In a rambling but informative memoir, the former chancellor of West Germany and ex-mayor of Berlin details his substantial role in the politics of postwar Europe. With its original German edition published in 1989, just prior to reunification, Brandt's account--though more comprehensive than his People and Politics (1978)--loses force given the subsequent transformation of his homeland, even though a preface and postscript have been added to acknowledge the changes. After working tirelessly for the Social Democrats as an observer and journalist while exiled in Scandinavia during the Nazi period, Brandt returned to West Berlin in 1948, rising steadily through the political ranks to become mayor in 1957, foreign minister in 1966, and, ultimately, West Germany's chancellor in 1969. Brandt also remained chairman of the Social Democrats until 1987--despite being forced to resign as head of state in a 1974 spy scandal.
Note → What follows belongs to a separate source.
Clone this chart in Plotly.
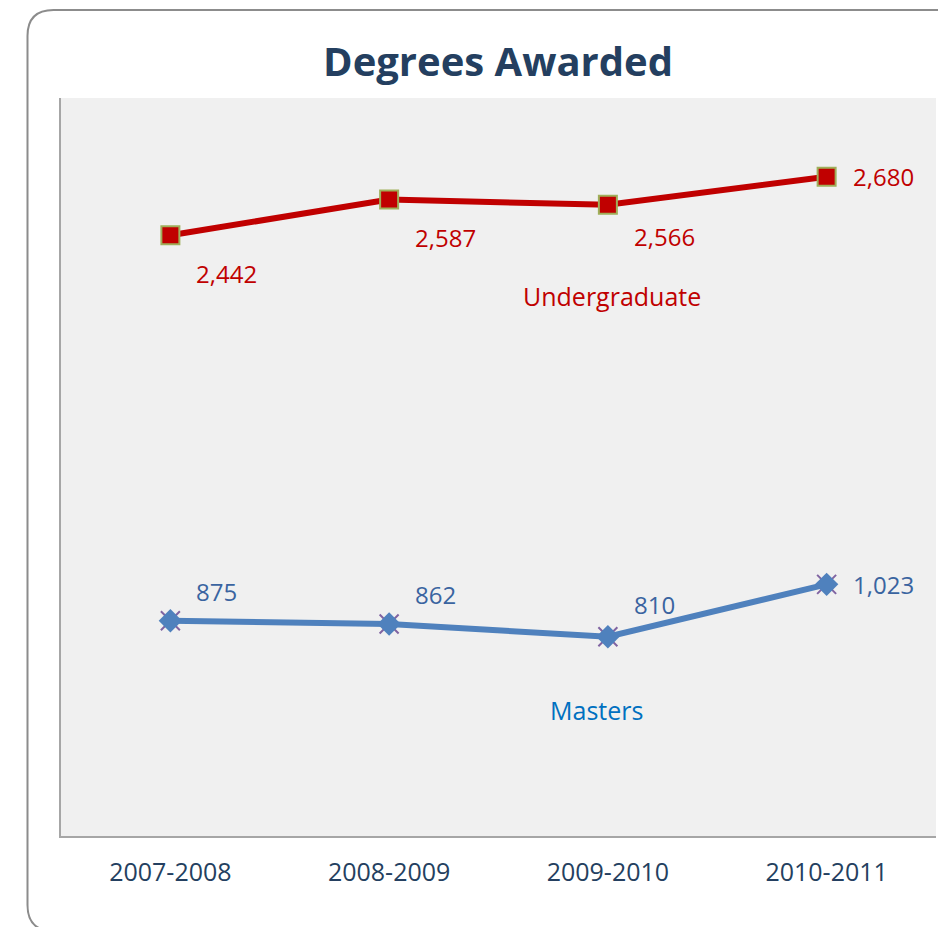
import plotly.graph_objects as go

years = ['2007-2008', '2008-2009', '2009-2010', '2010-2011']
undergrad = [2442, 2587, 2566, 2680]
masters = [875, 862, 810, 1023]
undergrad_labels = ['2,442', '2,587', '2,566', '2,680']
masters_labels = ['875', '862', '810', '1,023']

# the page body has an 8px margin, so the figure is drawn 8px smaller/shifted
OFF = 8
W, H = 946 - OFF, 927 - OFF
L, R, T, B = 61 - OFF, 10, 98 - OFF, 91
FONT = 'Open Sans'


def px(x):
    # screen pixel -> paper x
    return (x - OFF - L) / (W - L - R)


def py(y):
    # screen pixel -> paper y
    return (H - B - (y - OFF)) / (H - T - B)


fig = go.Figure()

fig.add_trace(go.Scatter(
    x=years, y=undergrad, mode='lines+markers', name='Undergraduate',
    line=dict(color='#C00000', width=6),
    marker=dict(symbol='square', size=18, color='#C00000',
                line=dict(color='#9FAF5A', width=2))))

# purple cross behind the blue diamond
fig.add_trace(go.Scatter(
    x=years, y=masters, mode='markers', name='Masters x',
    marker=dict(symbol='x-thin-open', size=19, color='#8064A2',
                line=dict(color='#8064A2', width=2))))
fig.add_trace(go.Scatter(
    x=years, y=masters, mode='lines+markers', name='Masters',
    line=dict(color='#4F81BD', width=6),
    marker=dict(symbol='diamond', size=18, color='#4F81BD')))

# data labels
ug_shift = [-38, -38, -32, 0]
ms_shift = [29, 29, 32, 0]
for i in range(len(years)):
    fig.add_annotation(x=years[i], y=undergrad[i], text=undergrad_labels[i],
                       showarrow=False, xanchor='left', xshift=24,
                       yshift=ug_shift[i],
                       font=dict(family=FONT, size=24, color='#C00000'))
    fig.add_annotation(x=years[i], y=masters[i], text=masters_labels[i],
                       showarrow=False, xanchor='left', xshift=24,
                       yshift=ms_shift[i],
                       font=dict(family=FONT, size=24, color='#3A64A0'))

# series names
fig.add_annotation(x=2.02, y=2195, text='Undergraduate', showarrow=False,
                   font=dict(family=FONT, size=25, color='#C00000'))
fig.add_annotation(x=1.946, y=512, text='Masters', showarrow=False,
                   font=dict(family=FONT, size=25, color='#0070C0'))

# rounded outer frame (right edge lies outside the picture)
rad = 26
left, top, bottom = 27.5, 10, 931
path = ('M {f},{g} L {e2},{g} Q {a},{g} {a},{h} L {a},{c} '
        'Q {a},{d} {e},{d} L {f},{d}'
        .format(a=px(left), c=py(top + rad), d=py(top),
                e=px(left + rad), f=px(980),
                g=py(bottom), h=py(bottom - rad), e2=px(left + rad)))
fig.add_shape(type='path', path=path, xref='paper', yref='paper',
              line=dict(color='#8C8C8C', width=2))

fig.update_layout(
    width=W, height=H,
    margin=dict(l=L, r=R, t=T, b=B),
    paper_bgcolor='white', plot_bgcolor='#F0F0F0',
    showlegend=False,
    title=dict(text='<b>Degrees Awarded</b>', x=(498 - OFF) / W,
               xanchor='center', y=1 - (62 - OFF) / H, yanchor='middle',
               font=dict(family=FONT, size=40, color='#243F60')),
    xaxis=dict(type='category', range=[-0.5, 3.5], showgrid=False,
               showline=True, linecolor='#A6A6A6', linewidth=2,
               ticks='', ticklen=0, ticklabelstandoff=13,
               tickfont=dict(family=FONT, size=25, color='#243F60')),
    yaxis=dict(range=[0, 3000], showgrid=False, zeroline=False,
               showline=True, linecolor='#A6A6A6', linewidth=2,
               showticklabels=False, ticks=''),
)

fig.write_html('out.html')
That scandal and other historical highlights, such as the building of the Berlin Wall, are discussed at length here, with special attention paid to Brandt's extensive dealings with world leaders, and to his development of a pragmatic politics that enabled his country to find its own voice in East-West affairs and to normalize relations with Soviet-controlled East Germany. Covering a broad spectrum of political events in the postwar period, Brandt's perspective as conveyed through anecdotes and analyses is that of a quintessential insider, but it's also that of a man keenly interested in the future of both his divided nation and the whole of Europe. An ambitious, sometimes lively appraisal of foreign policy and postwar politics.